Swedish Gov Propose New Gambling Monopoly

Business News

Sweden’s state gambling monopoly should be largely scrapped and replaced with a system under which online gambling companies are licensed and taxed, a government-appointed review will propose this week, according to a source familiar with the matter.

The rise of online betting has eroded the monopoly, established in 1934, with other companies now able to operate easily inside Sweden from abroad.

The government appointed a commission to investigate a licence-based system in 2015, with the aim of bolstering tax revenues and to bring companies under state supervision.

The special investigator leading the review, Hakan Hallstedt, will recommend that online gambling firms pay a tax of 18 percent on gross gaming revenue, said the source, who has reviewed the proposal ahead of its presentation on Friday.

The proposal would allow the percentage of licensed and tax-generating gambling to rise to 90 percent of the Swedish market. According to the Swedish Gambling Authority it now accounts for 23 percent.

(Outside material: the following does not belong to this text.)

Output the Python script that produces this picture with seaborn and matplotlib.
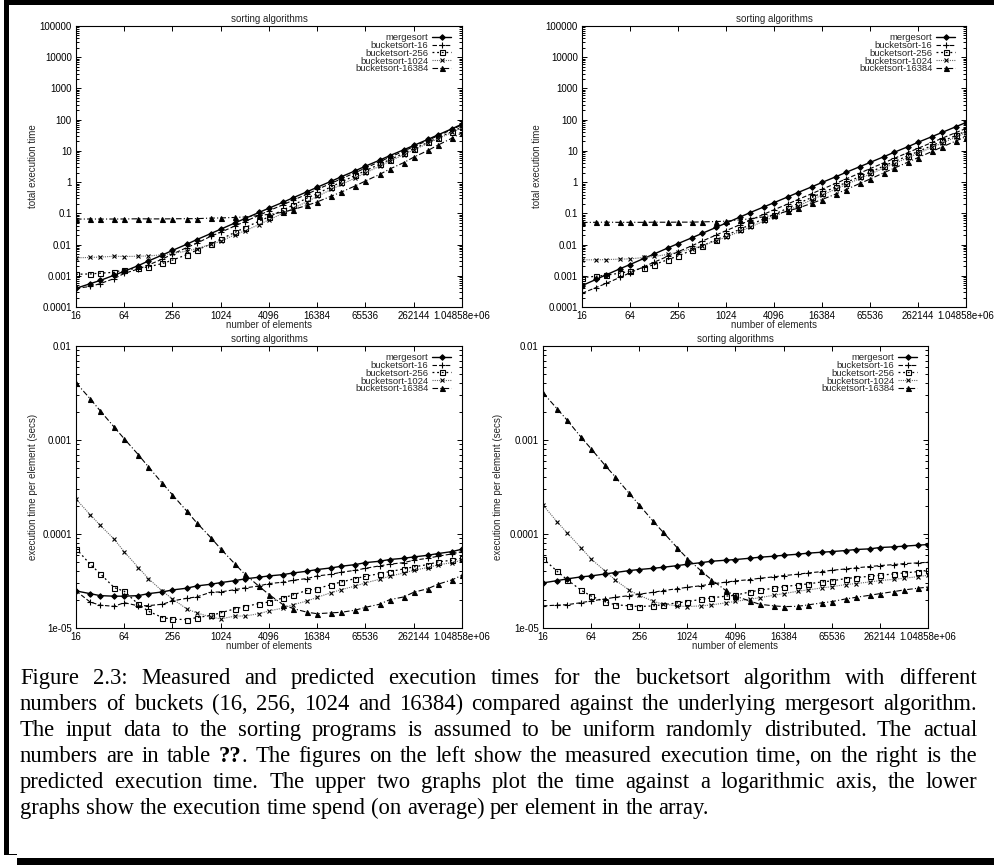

By scrapping parts of the monopoly, the centre-left government hopes to bring foreign-based online gambling companies such as Kindred Group and Betsson, which operate from outside Sweden and have taken a growing share of online betting, under its regulatory sway.

Not the entire state monopoly will not be scrapped. Its casinos and lotteries operations, for instance unchanged.

Net gambling revenues for the monopoly amounted to 17.1 billion crowns in 2016, a 2.4 percent rise from 2015, generating 6.4 billion crowns profit to state finances.

Sales on non-regulated gambling in Sweden, such as internet casinos, provided by companies abroad, rose by 16 percent to 5.1 billion crowns ($574 million) last year. The state as yet receives no revenue from those firms.

Swedish households spend on average 2.3 percent of their disposable income on state-regulated gambling, around 6,000 crowns per year.

The gambling monopoly – as well as Sweden’s monopoly on alcohol sales – has been a point of conflict with the European Union because of competition rules since Sweden joined the EU in 1995.